Stored data entries
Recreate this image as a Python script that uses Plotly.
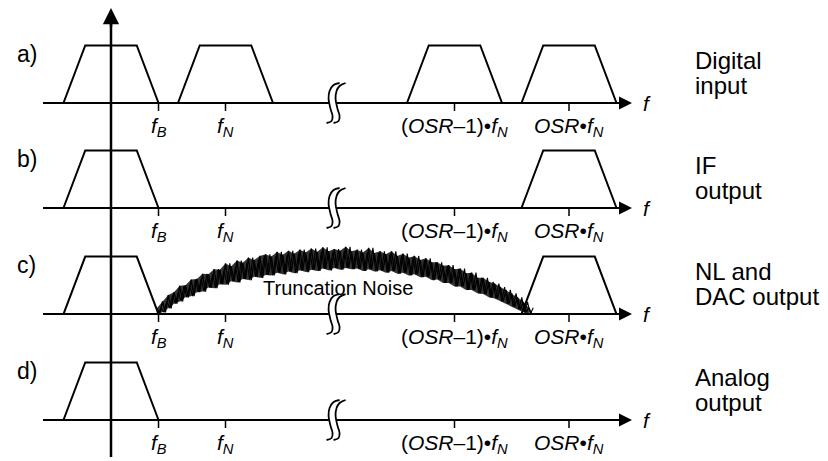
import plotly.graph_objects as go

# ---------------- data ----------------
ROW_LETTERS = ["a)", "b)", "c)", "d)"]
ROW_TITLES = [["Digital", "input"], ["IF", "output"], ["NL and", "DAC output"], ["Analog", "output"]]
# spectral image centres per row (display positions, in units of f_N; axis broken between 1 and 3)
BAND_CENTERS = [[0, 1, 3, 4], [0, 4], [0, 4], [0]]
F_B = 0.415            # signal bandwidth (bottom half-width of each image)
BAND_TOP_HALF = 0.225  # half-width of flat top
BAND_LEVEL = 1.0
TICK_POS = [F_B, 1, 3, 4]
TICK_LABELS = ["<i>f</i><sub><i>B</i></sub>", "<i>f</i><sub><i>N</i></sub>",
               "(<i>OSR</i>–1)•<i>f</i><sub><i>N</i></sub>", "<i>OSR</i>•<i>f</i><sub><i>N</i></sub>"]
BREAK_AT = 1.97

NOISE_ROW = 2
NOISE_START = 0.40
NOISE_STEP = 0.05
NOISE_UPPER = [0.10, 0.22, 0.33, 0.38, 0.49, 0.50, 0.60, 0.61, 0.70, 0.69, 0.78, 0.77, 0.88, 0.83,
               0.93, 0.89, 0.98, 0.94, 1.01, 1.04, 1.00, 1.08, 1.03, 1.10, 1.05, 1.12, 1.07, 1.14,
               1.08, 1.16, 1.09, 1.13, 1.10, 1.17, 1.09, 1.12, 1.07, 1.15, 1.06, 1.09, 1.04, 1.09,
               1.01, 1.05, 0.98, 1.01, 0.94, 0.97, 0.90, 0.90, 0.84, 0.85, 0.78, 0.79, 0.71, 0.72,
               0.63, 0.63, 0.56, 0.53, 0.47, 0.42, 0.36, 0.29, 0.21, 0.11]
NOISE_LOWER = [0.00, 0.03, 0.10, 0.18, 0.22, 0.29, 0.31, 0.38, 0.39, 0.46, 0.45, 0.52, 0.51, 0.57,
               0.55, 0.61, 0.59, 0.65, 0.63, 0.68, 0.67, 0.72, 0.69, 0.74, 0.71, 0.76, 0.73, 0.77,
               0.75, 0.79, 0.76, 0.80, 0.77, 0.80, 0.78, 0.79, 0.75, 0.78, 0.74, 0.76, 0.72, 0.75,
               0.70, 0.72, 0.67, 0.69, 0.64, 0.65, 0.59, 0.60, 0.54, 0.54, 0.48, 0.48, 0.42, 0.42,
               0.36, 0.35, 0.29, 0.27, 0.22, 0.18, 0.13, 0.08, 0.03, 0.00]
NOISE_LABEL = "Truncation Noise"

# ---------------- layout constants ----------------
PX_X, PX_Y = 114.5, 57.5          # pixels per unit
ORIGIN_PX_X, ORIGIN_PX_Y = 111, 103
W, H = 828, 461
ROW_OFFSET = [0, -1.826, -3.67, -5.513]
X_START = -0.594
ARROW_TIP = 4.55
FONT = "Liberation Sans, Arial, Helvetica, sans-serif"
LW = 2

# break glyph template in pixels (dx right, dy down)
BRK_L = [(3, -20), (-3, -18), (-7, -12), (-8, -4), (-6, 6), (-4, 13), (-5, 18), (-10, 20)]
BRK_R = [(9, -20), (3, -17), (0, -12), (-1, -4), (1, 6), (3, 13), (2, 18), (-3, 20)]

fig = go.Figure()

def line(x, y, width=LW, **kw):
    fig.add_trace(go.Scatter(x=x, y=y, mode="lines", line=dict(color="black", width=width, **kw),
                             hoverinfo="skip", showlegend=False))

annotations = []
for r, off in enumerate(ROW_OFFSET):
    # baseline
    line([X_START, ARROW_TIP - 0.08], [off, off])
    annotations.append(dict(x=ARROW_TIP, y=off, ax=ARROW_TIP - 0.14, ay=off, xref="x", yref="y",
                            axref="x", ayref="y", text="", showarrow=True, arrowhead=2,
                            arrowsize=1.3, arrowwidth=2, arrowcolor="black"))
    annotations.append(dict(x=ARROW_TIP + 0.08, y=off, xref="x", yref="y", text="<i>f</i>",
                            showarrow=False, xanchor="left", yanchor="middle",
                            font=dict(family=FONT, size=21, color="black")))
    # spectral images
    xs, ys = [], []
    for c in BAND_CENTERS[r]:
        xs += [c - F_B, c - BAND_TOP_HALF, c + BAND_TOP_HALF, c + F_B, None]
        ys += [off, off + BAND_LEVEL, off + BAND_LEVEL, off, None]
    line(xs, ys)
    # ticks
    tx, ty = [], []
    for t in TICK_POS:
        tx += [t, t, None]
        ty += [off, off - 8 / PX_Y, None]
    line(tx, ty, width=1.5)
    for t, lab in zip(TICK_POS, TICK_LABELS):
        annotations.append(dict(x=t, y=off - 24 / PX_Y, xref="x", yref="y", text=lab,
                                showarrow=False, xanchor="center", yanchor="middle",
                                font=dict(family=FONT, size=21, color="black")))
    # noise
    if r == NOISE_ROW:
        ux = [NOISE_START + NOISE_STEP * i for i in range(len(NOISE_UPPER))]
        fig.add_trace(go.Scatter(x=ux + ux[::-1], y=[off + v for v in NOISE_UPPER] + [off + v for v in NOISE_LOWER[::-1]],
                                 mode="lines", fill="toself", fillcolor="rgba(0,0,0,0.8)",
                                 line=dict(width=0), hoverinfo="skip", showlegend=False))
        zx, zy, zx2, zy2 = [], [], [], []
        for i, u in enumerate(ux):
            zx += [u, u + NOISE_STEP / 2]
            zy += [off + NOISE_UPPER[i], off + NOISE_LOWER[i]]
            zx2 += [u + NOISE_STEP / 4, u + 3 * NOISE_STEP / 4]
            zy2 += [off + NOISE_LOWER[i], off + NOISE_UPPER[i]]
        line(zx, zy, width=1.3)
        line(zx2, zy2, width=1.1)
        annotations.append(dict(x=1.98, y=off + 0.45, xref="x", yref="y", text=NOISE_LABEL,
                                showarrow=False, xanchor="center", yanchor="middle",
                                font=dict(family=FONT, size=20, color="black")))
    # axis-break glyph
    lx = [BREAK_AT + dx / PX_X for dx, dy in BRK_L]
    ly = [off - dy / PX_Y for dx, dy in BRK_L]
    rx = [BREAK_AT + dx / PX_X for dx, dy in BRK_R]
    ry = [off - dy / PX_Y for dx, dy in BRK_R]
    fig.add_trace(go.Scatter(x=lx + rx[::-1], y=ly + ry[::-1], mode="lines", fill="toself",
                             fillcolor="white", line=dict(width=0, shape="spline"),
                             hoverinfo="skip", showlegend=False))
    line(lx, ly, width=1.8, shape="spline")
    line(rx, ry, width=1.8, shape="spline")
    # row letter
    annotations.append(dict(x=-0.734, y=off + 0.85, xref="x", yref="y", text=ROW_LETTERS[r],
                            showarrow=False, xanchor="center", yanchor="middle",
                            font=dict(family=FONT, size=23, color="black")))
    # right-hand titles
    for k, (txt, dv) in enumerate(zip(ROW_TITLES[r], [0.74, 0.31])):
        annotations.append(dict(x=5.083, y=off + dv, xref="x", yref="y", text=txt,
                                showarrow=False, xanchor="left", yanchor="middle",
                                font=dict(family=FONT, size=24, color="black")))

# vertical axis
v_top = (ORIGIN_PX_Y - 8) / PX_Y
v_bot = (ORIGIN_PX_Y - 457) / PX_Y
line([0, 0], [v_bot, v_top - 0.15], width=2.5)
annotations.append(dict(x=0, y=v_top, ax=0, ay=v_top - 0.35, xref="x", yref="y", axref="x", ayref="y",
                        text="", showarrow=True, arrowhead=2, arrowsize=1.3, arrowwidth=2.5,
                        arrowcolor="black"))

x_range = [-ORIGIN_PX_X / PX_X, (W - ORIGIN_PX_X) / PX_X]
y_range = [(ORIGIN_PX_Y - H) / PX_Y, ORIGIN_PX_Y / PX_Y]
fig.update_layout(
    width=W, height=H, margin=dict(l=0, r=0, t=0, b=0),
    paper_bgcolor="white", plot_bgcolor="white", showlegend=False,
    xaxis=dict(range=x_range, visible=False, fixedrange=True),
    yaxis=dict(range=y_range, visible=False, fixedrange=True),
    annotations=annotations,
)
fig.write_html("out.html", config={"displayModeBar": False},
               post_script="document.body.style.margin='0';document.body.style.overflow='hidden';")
* * *
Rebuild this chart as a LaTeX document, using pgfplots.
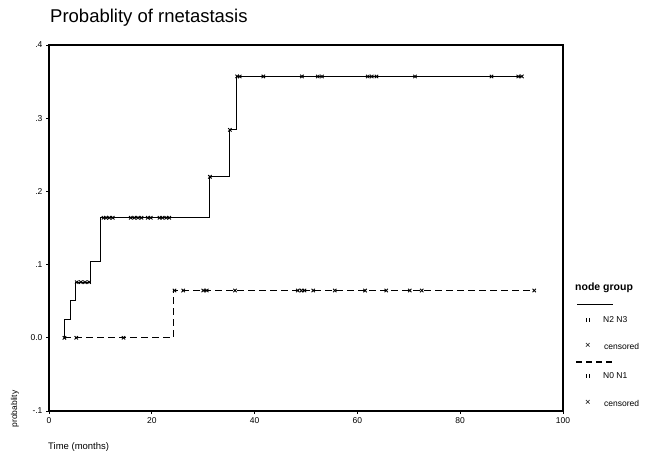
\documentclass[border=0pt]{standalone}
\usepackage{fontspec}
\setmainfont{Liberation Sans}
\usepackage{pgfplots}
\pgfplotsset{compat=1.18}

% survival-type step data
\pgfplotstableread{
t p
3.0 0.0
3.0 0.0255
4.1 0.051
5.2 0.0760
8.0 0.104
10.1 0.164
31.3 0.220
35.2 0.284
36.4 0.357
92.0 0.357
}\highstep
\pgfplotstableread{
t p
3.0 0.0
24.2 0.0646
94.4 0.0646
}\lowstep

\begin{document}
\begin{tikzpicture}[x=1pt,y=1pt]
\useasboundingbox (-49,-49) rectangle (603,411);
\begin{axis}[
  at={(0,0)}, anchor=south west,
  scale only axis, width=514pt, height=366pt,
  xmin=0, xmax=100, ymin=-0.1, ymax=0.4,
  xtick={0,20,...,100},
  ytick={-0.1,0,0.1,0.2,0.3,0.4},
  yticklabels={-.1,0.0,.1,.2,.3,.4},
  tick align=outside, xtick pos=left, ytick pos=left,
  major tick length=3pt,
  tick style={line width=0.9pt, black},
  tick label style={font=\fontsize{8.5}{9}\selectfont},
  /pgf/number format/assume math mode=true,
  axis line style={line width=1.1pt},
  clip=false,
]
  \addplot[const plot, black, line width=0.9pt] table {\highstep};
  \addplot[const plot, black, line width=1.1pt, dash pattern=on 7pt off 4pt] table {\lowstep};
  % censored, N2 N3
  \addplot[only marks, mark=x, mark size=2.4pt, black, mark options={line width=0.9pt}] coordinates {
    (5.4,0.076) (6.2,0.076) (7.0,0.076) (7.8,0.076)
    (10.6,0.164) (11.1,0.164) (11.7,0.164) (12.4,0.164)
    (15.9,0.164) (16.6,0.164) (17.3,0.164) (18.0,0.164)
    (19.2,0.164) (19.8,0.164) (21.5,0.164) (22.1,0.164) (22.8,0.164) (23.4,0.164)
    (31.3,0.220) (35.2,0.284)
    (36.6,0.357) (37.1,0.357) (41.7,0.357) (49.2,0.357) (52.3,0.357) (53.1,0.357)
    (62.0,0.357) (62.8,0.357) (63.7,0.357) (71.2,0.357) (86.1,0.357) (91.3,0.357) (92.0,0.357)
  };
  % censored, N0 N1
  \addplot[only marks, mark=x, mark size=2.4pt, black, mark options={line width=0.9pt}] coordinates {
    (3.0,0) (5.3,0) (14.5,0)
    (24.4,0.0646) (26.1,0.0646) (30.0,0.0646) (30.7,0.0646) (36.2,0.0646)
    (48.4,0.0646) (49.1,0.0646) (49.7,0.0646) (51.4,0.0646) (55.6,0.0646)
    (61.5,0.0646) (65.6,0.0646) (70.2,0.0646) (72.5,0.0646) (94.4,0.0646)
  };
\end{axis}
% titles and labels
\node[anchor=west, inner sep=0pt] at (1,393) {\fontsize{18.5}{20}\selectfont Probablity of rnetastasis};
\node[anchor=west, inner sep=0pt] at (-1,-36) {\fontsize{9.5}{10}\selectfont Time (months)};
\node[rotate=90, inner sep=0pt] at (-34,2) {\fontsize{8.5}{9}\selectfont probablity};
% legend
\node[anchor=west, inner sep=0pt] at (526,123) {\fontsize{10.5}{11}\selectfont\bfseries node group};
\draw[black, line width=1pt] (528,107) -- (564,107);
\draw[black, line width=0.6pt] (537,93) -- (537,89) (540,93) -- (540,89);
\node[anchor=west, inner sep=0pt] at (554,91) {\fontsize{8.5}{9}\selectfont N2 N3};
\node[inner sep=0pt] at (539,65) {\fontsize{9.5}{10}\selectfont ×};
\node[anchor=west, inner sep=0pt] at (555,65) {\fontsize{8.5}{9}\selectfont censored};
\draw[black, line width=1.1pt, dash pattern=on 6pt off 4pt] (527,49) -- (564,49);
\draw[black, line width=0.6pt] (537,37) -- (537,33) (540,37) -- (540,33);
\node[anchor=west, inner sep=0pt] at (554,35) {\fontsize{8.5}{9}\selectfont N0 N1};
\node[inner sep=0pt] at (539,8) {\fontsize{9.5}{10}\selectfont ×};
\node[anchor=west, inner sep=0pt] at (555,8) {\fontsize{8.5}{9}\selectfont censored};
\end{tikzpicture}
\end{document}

(Description of the task)
Leave the pictures out and copy exactly the lines from the one with "Recreate this image" through the one with "import plotly.graph_objects as go", nothing more.

(Solution to the exercise)
Recreate this image as a Python script that uses Plotly.
import plotly.graph_objects as go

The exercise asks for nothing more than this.